■ Material:
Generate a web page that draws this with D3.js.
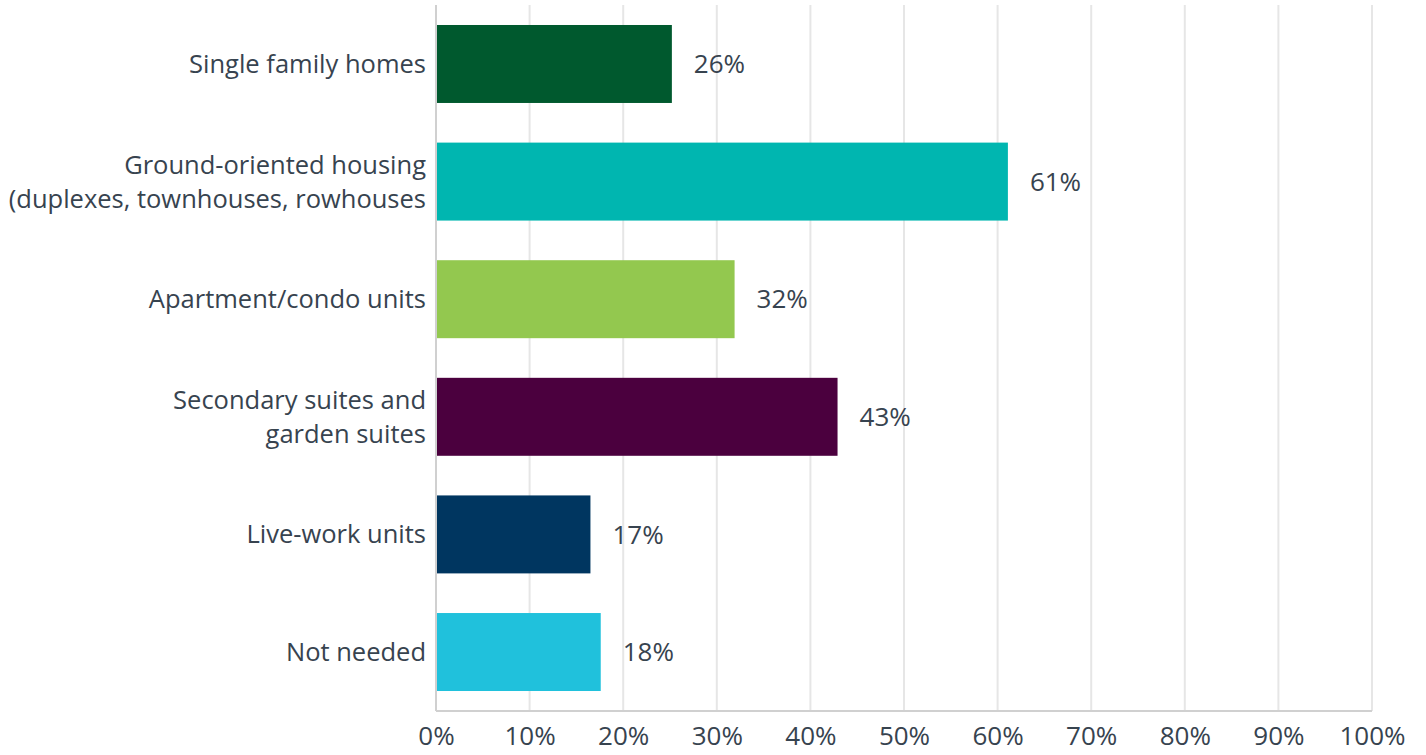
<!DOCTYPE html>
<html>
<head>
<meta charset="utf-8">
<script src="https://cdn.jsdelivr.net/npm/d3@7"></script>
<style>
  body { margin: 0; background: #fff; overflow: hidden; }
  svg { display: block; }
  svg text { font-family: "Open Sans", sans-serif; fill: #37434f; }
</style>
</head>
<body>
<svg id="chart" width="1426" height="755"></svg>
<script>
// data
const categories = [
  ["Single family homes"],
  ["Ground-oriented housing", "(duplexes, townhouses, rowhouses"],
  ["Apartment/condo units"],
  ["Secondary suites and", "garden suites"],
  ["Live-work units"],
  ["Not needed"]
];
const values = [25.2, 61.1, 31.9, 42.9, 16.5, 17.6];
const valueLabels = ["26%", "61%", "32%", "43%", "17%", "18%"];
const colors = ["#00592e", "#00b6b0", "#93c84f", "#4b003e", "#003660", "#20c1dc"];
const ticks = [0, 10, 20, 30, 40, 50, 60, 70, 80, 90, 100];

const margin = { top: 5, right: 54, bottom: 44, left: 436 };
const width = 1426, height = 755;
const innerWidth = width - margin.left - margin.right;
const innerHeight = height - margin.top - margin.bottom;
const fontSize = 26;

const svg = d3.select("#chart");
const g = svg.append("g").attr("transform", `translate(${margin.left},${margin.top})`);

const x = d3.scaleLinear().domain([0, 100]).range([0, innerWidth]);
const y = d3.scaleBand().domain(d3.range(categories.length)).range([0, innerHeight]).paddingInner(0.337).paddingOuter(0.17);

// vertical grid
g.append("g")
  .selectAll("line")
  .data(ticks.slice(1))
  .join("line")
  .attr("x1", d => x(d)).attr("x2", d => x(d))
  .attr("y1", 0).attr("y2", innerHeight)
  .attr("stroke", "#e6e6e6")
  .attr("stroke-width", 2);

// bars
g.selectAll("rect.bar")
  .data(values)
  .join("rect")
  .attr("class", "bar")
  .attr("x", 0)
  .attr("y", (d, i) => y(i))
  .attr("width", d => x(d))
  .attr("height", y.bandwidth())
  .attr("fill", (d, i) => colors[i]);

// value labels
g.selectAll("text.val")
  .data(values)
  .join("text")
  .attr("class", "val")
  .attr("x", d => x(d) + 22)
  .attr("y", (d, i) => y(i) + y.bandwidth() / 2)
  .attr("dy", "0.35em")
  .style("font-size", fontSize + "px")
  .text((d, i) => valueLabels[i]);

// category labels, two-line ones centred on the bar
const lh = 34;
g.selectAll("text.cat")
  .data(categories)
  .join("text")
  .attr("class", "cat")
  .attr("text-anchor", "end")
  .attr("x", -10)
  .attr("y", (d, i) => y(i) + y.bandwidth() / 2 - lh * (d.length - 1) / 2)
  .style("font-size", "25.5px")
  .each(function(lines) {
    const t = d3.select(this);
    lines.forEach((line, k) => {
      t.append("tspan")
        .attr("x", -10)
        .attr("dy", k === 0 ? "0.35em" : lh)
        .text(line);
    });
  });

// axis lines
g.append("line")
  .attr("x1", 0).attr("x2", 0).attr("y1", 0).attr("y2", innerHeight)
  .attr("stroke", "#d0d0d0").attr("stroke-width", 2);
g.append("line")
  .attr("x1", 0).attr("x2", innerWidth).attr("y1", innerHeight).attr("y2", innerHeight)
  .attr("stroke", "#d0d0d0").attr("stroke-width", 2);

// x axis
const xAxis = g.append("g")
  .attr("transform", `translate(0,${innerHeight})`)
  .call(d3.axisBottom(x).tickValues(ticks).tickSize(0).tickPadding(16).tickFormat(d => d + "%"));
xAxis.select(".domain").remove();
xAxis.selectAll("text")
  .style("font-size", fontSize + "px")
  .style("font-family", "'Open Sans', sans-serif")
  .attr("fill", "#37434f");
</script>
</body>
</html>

■ Given instruction: Skip the images and write out the rest of the listing exactly.

■ Solution for this exercise:
Generate a web page that draws this with D3.js.
<!DOCTYPE html>
<html>
<head>
<meta charset="utf-8">
<script src="https://cdn.jsdelivr.net/npm/d3@7"></script>
<style>
  body { margin: 0; background: #fff; overflow: hidden; }
  svg { display: block; }
  svg text { font-family: "Open Sans", sans-serif; fill: #37434f; }
</style>
</head>
<body>
<svg id="chart" width="1426" height="755"></svg>
<script>
// data
const categories = [
  ["Single family homes"],
  ["Ground-oriented housing", "(duplexes, townhouses, rowhouses"],
  ["Apartment/condo units"],
  ["Secondary suites and", "garden suites"],
  ["Live-work units"],
  ["Not needed"]
];
const values = [25.2, 61.1, 31.9, 42.9, 16.5, 17.6];
const valueLabels = ["26%", "61%", "32%", "43%", "17%", "18%"];
const colors = ["#00592e", "#00b6b0", "#93c84f", "#4b003e", "#003660", "#20c1dc"];
const ticks = [0, 10, 20, 30, 40, 50, 60, 70, 80, 90, 100];

const margin = { top: 5, right: 54, bottom: 44, left: 436 };
const width = 1426, height = 755;
const innerWidth = width - margin.left - margin.right;
const innerHeight = height - margin.top - margin.bottom;
const fontSize = 26;

const svg = d3.select("#chart");
const g = svg.append("g").attr("transform", `translate(${margin.left},${margin.top})`);

const x = d3.scaleLinear().domain([0, 100]).range([0, innerWidth]);
const y = d3.scaleBand().domain(d3.range(categories.length)).range([0, innerHeight]).paddingInner(0.337).paddingOuter(0.17);

// vertical grid
g.append("g")
  .selectAll("line")
  .data(ticks.slice(1))
  .join("line")
  .attr("x1", d => x(d)).attr("x2", d => x(d))
  .attr("y1", 0).attr("y2", innerHeight)
  .attr("stroke", "#e6e6e6")
  .attr("stroke-width", 2);

// bars
g.selectAll("rect.bar")
  .data(values)
  .join("rect")
  .attr("class", "bar")
  .attr("x", 0)
  .attr("y", (d, i) => y(i))
  .attr("width", d => x(d))
  .attr("height", y.bandwidth())
  .attr("fill", (d, i) => colors[i]);

// value labels
g.selectAll("text.val")
  .data(values)
  .join("text")
  .attr("class", "val")
  .attr("x", d => x(d) + 22)
  .attr("y", (d, i) => y(i) + y.bandwidth() / 2)
  .attr("dy", "0.35em")
  .style("font-size", fontSize + "px")
  .text((d, i) => valueLabels[i]);

// category labels, two-line ones centred on the bar
const lh = 34;
g.selectAll("text.cat")
  .data(categories)
  .join("text")
  .attr("class", "cat")
  .attr("text-anchor", "end")
  .attr("x", -10)
  .attr("y", (d, i) => y(i) + y.bandwidth() / 2 - lh * (d.length - 1) / 2)
  .style("font-size", "25.5px")
  .each(function(lines) {
    const t = d3.select(this);
    lines.forEach((line, k) => {
      t.append("tspan")
        .attr("x", -10)
        .attr("dy", k === 0 ? "0.35em" : lh)
        .text(line);
    });
  });

// axis lines
g.append("line")
  .attr("x1", 0).attr("x2", 0).attr("y1", 0).attr("y2", innerHeight)
  .attr("stroke", "#d0d0d0").attr("stroke-width", 2);
g.append("line")
  .attr("x1", 0).attr("x2", innerWidth).attr("y1", innerHeight).attr("y2", innerHeight)
  .attr("stroke", "#d0d0d0").attr("stroke-width", 2);

// x axis
const xAxis = g.append("g")
  .attr("transform", `translate(0,${innerHeight})`)
  .call(d3.axisBottom(x).tickValues(ticks).tickSize(0).tickPadding(16).tickFormat(d => d + "%"));
xAxis.select(".domain").remove();
xAxis.selectAll("text")
  .style("font-size", fontSize + "px")
  .style("font-family", "'Open Sans', sans-serif")
  .attr("fill", "#37434f");
</script>
</body>
</html>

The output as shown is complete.